• **TASK GOAL**
Search the data below for the word "page" and copy each line that holds it.

• **INFORMATION SHOWN**

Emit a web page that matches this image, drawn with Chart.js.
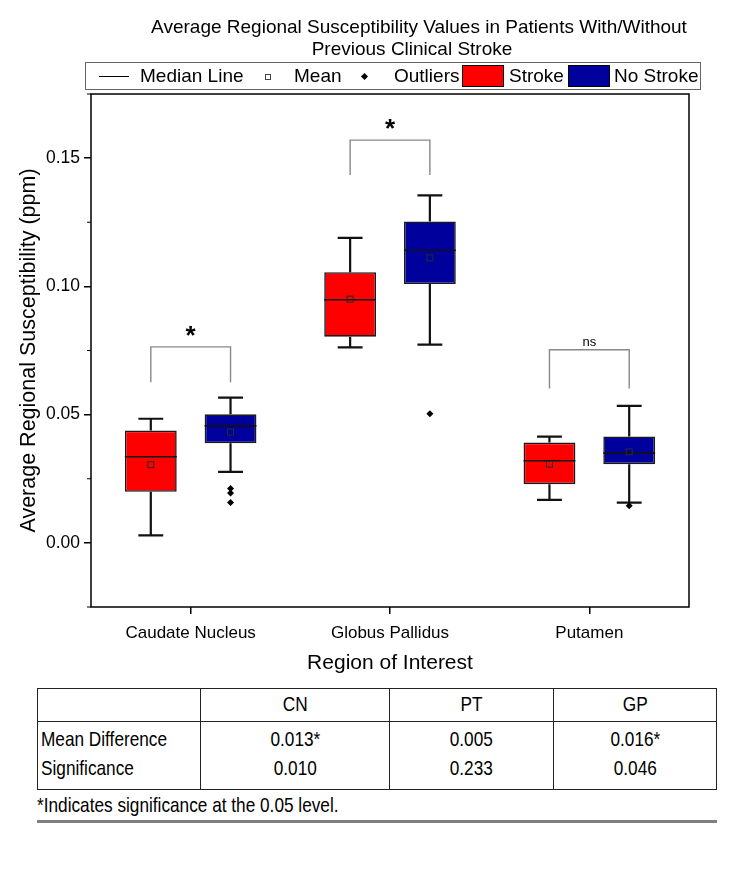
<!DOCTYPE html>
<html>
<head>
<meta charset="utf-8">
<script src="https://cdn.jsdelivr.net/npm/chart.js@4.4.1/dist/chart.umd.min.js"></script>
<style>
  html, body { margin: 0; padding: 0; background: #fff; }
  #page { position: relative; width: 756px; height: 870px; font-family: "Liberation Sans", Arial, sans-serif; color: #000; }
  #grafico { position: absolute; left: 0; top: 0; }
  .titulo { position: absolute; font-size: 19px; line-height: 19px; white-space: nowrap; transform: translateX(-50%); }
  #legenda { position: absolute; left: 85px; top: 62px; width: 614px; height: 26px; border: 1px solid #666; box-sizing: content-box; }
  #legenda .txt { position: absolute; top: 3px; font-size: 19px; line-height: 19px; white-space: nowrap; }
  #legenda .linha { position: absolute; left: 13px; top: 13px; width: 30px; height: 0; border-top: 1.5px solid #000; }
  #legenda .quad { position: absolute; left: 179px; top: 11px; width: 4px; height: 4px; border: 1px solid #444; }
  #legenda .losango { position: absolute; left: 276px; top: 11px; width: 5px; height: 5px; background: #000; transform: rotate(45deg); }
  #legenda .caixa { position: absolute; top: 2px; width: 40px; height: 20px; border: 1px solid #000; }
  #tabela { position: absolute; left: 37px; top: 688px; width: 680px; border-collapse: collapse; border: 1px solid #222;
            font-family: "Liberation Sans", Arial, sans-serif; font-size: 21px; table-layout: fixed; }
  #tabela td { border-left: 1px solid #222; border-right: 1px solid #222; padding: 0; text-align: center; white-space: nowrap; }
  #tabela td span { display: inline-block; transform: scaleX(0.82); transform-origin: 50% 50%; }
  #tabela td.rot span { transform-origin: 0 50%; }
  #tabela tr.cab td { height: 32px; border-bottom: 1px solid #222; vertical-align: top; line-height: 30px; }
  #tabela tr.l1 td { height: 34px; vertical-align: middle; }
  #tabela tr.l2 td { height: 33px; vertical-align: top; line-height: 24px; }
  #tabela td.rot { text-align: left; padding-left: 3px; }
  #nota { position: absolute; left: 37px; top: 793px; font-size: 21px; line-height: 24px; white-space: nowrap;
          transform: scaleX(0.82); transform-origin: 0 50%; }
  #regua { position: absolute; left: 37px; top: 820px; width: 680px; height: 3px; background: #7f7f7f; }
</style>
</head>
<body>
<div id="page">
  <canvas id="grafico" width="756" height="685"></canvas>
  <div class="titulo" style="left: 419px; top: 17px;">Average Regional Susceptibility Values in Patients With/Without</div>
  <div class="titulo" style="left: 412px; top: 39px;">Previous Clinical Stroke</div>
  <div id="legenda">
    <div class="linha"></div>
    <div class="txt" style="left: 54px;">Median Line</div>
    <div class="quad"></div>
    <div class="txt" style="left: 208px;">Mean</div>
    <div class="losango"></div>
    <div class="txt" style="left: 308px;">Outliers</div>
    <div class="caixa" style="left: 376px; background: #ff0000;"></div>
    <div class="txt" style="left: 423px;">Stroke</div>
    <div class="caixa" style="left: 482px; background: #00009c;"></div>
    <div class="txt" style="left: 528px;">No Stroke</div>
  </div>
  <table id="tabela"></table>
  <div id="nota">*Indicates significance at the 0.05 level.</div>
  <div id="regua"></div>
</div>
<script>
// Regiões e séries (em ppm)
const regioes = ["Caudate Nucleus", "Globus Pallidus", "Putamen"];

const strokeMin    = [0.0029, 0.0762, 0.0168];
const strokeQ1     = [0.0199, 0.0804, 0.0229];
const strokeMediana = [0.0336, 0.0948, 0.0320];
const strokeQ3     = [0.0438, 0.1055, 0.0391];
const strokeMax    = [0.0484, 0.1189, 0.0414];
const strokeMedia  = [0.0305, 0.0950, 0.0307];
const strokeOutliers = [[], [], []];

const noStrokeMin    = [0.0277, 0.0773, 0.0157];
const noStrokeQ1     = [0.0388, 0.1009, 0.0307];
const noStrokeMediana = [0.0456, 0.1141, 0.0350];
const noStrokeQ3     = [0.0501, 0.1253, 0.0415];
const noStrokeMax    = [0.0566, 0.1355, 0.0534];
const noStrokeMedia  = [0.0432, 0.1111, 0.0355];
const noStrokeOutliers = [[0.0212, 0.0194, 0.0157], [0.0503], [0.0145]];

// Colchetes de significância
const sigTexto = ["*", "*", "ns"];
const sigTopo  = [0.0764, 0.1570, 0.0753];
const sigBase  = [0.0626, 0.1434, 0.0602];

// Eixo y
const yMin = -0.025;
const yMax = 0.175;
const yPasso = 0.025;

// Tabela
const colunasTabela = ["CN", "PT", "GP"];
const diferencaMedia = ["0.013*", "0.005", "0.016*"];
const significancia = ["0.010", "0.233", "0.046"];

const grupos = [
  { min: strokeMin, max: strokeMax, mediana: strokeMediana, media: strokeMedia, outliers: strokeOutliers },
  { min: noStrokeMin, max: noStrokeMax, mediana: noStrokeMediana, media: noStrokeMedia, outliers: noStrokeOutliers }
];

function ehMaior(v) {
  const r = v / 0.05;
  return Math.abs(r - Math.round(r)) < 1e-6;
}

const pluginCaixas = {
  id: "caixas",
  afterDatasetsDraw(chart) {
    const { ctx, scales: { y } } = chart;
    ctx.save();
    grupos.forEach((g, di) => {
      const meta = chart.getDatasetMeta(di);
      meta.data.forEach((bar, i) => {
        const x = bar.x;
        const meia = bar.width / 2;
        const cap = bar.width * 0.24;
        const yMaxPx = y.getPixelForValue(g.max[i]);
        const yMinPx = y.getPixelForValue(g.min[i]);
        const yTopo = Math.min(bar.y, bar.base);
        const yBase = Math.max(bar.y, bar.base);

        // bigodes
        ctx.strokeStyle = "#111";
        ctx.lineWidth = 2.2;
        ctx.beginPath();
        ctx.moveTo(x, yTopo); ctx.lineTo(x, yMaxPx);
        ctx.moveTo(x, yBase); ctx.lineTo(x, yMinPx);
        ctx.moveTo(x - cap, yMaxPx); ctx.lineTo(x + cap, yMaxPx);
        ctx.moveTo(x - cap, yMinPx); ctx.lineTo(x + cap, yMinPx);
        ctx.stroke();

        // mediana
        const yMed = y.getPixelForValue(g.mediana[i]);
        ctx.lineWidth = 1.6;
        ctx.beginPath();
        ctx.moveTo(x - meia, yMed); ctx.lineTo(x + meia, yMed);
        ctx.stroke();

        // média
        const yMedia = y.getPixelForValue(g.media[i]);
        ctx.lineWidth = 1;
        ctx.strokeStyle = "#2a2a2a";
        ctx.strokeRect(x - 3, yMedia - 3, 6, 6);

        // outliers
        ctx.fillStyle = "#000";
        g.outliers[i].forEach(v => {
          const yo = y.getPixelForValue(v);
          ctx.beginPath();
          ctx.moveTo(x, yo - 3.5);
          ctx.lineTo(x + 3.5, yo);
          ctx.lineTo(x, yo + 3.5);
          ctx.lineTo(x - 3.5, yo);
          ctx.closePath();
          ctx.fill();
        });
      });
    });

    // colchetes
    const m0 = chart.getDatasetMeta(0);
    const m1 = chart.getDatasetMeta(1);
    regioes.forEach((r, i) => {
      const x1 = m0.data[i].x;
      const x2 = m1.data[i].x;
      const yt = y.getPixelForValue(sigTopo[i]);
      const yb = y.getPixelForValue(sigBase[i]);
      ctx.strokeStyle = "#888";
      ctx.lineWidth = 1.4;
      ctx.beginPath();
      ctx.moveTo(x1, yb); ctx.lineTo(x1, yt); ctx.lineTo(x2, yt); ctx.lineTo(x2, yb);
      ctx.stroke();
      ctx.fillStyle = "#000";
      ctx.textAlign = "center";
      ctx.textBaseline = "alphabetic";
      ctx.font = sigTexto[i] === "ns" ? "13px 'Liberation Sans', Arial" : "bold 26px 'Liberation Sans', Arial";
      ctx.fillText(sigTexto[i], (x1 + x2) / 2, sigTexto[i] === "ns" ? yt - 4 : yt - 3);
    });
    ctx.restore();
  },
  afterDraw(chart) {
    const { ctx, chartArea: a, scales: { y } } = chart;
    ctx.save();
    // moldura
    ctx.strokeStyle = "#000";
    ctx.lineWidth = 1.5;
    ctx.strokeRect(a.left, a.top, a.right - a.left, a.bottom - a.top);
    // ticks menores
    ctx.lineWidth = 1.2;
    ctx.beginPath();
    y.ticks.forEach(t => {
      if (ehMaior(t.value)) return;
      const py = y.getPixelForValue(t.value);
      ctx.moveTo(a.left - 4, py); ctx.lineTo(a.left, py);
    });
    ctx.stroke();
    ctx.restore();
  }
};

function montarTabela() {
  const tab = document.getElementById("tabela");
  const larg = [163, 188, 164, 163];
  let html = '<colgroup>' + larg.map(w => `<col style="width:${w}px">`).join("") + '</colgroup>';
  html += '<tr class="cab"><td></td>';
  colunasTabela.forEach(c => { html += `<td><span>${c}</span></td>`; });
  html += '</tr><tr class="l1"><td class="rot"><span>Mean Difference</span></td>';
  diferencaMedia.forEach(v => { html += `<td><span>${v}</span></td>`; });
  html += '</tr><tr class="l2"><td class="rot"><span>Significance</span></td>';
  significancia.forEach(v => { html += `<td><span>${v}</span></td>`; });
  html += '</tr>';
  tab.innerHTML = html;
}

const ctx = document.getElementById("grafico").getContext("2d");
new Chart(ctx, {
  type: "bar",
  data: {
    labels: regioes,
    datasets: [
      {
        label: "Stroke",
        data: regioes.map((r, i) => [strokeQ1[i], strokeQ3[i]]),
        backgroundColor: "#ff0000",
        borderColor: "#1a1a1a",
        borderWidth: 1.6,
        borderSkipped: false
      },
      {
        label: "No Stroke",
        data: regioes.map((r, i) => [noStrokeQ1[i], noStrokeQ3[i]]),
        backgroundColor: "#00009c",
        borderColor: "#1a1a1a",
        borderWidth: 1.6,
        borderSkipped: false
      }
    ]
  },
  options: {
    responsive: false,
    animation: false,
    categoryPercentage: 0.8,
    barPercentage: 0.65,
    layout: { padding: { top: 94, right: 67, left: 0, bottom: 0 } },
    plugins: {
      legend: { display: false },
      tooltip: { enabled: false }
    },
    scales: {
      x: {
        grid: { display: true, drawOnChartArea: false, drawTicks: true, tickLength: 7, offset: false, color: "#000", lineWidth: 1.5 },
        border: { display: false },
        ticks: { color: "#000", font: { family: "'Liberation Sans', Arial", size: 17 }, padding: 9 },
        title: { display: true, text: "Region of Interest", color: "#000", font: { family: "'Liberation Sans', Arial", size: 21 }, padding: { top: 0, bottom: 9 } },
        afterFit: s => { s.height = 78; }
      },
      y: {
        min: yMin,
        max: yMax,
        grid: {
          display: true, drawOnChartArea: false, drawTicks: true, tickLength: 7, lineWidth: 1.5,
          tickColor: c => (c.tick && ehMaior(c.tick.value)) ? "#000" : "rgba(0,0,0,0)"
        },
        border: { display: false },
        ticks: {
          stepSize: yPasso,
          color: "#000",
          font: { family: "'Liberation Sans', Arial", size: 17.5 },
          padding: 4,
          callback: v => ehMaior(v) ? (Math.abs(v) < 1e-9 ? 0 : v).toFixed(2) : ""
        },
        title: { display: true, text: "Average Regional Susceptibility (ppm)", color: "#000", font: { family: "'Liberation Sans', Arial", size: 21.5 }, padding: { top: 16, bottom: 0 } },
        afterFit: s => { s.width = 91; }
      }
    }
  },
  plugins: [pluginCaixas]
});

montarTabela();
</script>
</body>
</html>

• **FINISHED ANSWER**
Emit a web page that matches this image, drawn with Chart.js.
  #page { position: relative; width: 756px; height: 870px; font-family: "Liberation Sans", Arial, sans-serif; color: #000; }
<div id="page">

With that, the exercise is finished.